Beauty of #blockchain – separating the wheat from the tares

As we know, the blockchain technology is actually a multi-user, centralised (logically) and distributed (physically) archive with excellent availability and integrity characteristics. Such an archive collects various records and packs them into chained and (practically) immutable blocks.

Why is it centralised? Because of the single uniform code base and the consensus process, i.e. a combination of “administrative” means and technology.
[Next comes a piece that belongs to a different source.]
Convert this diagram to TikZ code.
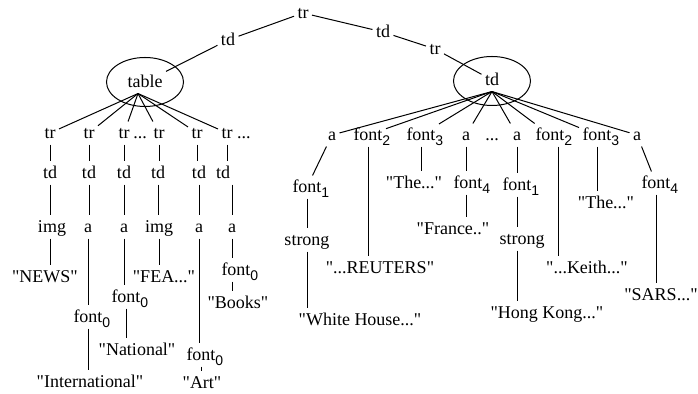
\documentclass[tikz,border=0pt]{standalone}
\usepackage{fontspec}
\setmainfont{Liberation Serif}[Ligatures=TeXOff]
\setsansfont{Liberation Sans}
\usetikzlibrary{shapes.geometric}
\def\fsub#1{font\rlap{\raisebox{-0.55ex}{\sffamily\fontsize{7}{8}\selectfont #1}}}
\def\ringw{38.5pt}
\def\ringh{24.5pt}

\begin{document}
\begin{tikzpicture}[x=0.5pt,y=-0.5pt,line width=0.5pt]
\tikzset{every node/.style={font=\fontsize{9}{11}\selectfont,inner sep=1.5pt,text height=1.5ex,text depth=0.25ex}}
\useasboundingbox (0,0) rectangle (698,394);
% top of the tree
\node (root) at (303,13) {tr};
\node (tdL) at (228,40) {td};
\node (tbl) at (145,82) {table};
\node[draw,ellipse,minimum width=\ringw,minimum height=\ringh] (tblring) at (145,82) {};
\node (tdR) at (383,32) {td};
\node (trR) at (435,49) {tr};
\node (cell) at (492,80) {td};
\node[draw,ellipse,minimum width=\ringw,minimum height=\ringh] (cellring) at (492,81) {};
\coordinate (tblfan) at ([xshift=-3.5pt]tbl.south);
\coordinate (cellfan) at (cell.south);
% rows under the table
\node (trA) at (50,133) {tr};
\node (trB) at (89,133) {tr};
\node (trC) at (124,133) {tr};
\node (moreA) at (140,133) {...};
\node (trD) at (159,133) {tr};
\node (trE) at (197,133) {tr};
\node (trF) at (227,133) {tr};
\node (moreB) at (244,133) {...};
\node (tdA) at (50,173) {td};
\node (tdB) at (89,173) {td};
\node (tdC) at (124,173) {td};
\node (tdD) at (158,173) {td};
\node (tdE) at (199,173) {td};
\node (tdF) at (223,173) {td};
\node (imgA) at (52,227) {img};
\node (aB) at (88,227) {a};
\node (aC) at (124,227) {a};
\node (imgD) at (159,227) {img};
\node (aE) at (199,227) {a};
\node (aF) at (232,227) {a};
\node (news) at (45,277) {"NEWS"};
\node (fea) at (164,277) {"FEA..."};
\node (fontF) at (236,270) {\fsub{0}};
\node (books) at (238,303) {"Books"};
\node (fontC) at (126,297) {\fsub{0}};
\node (national) at (137,350) {"National"};
\node (fontB) at (88,317) {\fsub{0}};
\node (intl) at (90,382) {"International"};
\node (fontE) at (201,355) {\fsub{0}};
\node (art) at (202,383) {"Art"};
% rows under the cell
\node (aR1) at (332,135) {a};
\node (f2a) at (368,135) {\fsub{2}};
\node (f3a) at (421,135) {\fsub{3}};
\node (aR4) at (466,135) {a};
\node (moreC) at (492,135) {...};
\node (aR6) at (517,135) {a};
\node (f2b) at (550,135) {\fsub{2}};
\node (f3b) at (597,135) {\fsub{3}};
\node (aR9) at (637,135) {a};
\node (font1a) at (307,187) {\fsub{1}};
\node (strongA) at (307,240) {strong};
\node (white) at (360,320) {"White House..."};
\node (reuters) at (380,268) {"...REUTERS"};
\node (theA) at (414,183) {"The..."};
\node (font4a) at (468,183) {\fsub{4}};
\node (france) at (453,229) {"France.."};
\node (font1b) at (517,185) {\fsub{1}};
\node (strongB) at (522,239) {strong};
\node (hk) at (547,313) {"Hong Kong..."};
\node (keith) at (587,268) {"...Keith..."};
\node (theB) at (606,203) {"The..."};
\node (font4b) at (656,183) {\fsub{4}};
\node (sars) at (661,295) {"SARS..."};
% connectors
\draw (root) -- (tdL);
\draw (tdL) -- (tbl);
\draw (root) -- (tdR);
\draw (tdR) -- (trR);
\draw (trR) -- (cell);
\foreach \c in {trA,trB,trC,trD,trE,trF}
  \draw (tblfan) -- (\c);
\foreach \c in {aR1,f2a,f3a,aR4,aR6,f2b,f3b,aR9}
  \draw (cellfan) -- (\c);
\draw (trA) -- (trA |- tdA.north);
\draw (tdA) -- (tdA |- imgA.north);
\draw (imgA.south -| tdA) -- (tdA |- news.north);
\draw (trB) -- (trB |- tdB.north);
\draw (tdB) -- (tdB |- aB.north);
\draw (aB) -- (aB |- fontB.north);
\draw (fontB) -- (fontB |- intl.north);
\draw (trC) -- (trC |- tdC.north);
\draw (tdC) -- (tdC |- aC.north);
\draw (aC) -- (aC |- fontC.north);
\draw (fontC) -- (fontC |- national.north);
\draw (trD) -- (trD |- tdD.north);
\draw (tdD) -- (tdD |- imgD.north);
\draw (imgD) -- (imgD |- fea.north);
\draw (trE) -- (trE |- tdE.north);
\draw (tdE) -- (tdE |- aE.north);
\draw (aE) -- (aE |- fontE.north);
\draw (fontE) -- (fontE |- art.north);
\draw (trF) -- (trF |- tdF.north);
\draw (tdF.south -| aF) -- (aF);
\draw (aF) -- (aF |- fontF.north);
\draw (fontF.south -| aF) -- (aF |- books.north);
\draw (aR1) -- (font1a);
\draw (font1a) -- (font1a |- strongA.north);
\draw (strongA) -- (strongA |- white.north);
\draw (f2a) -- (f2a |- reuters.north);
\draw (f3a) -- (f3a |- theA.north);
\draw (aR4) -- (aR4 |- font4a.north);
\draw (font4a.south -| aR4) -- (aR4 |- france.north);
\draw (aR6) -- (aR6 |- font1b.north);
\draw (font1b) -- (font1b |- strongB.north);
\draw (strongB.south -| font1b) -- (font1b |- hk.north);
\draw ([xshift=4pt]f2b.south) -- ([xshift=4pt]f2b.south |- keith.north);
\draw (f3b) -- (f3b |- theB.north);
\draw (aR9) -- (font4b);
\draw (font4b) -- (font4b |- sars.north);
\end{tikzpicture}
\end{document}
Numerous applications (e.g., bitcoin) use the blockchain technology to resolve the problem of “double spending”, i.e. if a record (which is a transaction in this case) spends the same “piece” of cryptocurrency more than once then that double “piece” of cryptocurrency it will be detected as “untrusted” and, finally, such a record (i.e. transaction) will be rejected by the blockchain-as-an-archive of records (or a ledger).

Thus, in such applications, blockchain plays two roles: ( see also http://improving-bpm-systems.blogspot.ch/2016/06/disassembling-blockchain-concept.html ).

1. validating that a used “piece” of cryptocurrency is “trusted” (logical integrity or counterparty risk is acceptable) and 
2. guarantying that a record is safely stored (physical integrity).

Because these roles are not explicitly separated, the average time to store a transaction in the bitcoin application is about 10 mins because each transaction must be packed into a block and the “block time” is 10 mins. And, the "wait time" for POW blockchain is approximate 60 mins for minimal risk of a transaction is rejected. Obviously, this is not practical at the point-to-sale to buy a cup of coffee.

Actually, at the point-of-sale, a buyer and a seller need only the logical integrity, i.e. validating that a “piece” of cryptocurrency to be used in the transaction is “trusted”. The physical integrity is an “internal business” of the blockchain-as-an-archive.

So, the blockchain-as-an-archive has to have a validating function that confirms a particular “piece” of cryptocurrency is “trusted” by three conditions:

1. it is based on existing transactions which are stored in the blockchain-as-an-archive, 
2. those transactions used “trusted” “pieces” of cryptocurrency and 
3. those transactions are “old” enough (e.g. they were included into the blockchain-as-an-archive at least 60 mins ago). 

There can be several simple algorithms for implementing such a validating function, e.g. by asking to vote a random collection of miners.

Of course, not all “pieces” of cryptocurrency are always “trusted”. Their normal life cycle is “under validation” and then “trusted” or “untrusted”. This means that an owner of some “pieces” of cryptocurrency will have to use in his/her transactions only “trusted” “pieces” of cryptocurrency.

The both sides of any transaction (the seller and the buyer) may check independently the level of trust for involved “pieces” of cryptocurrency. For example, the seller may define its own level of “trust” thus rejecting some “untrusted” (from his/her point of view) “pieces” of cryptocurrency. This is very similar to old good practices when a cashier (or booking-clerk) was checking some new banknotes.

Also, the blockchain-as-an-archive has to have an adding function that sends a transaction to the blockchain-as-an-archive.

Thus, by separating the logical integrity and the physical integrity, it would be possible to improve performance of some applications which are based on blockchain-as-an-archive.


Thanks,
AS

And thanks to Charles Moore for reviewing this blogpost.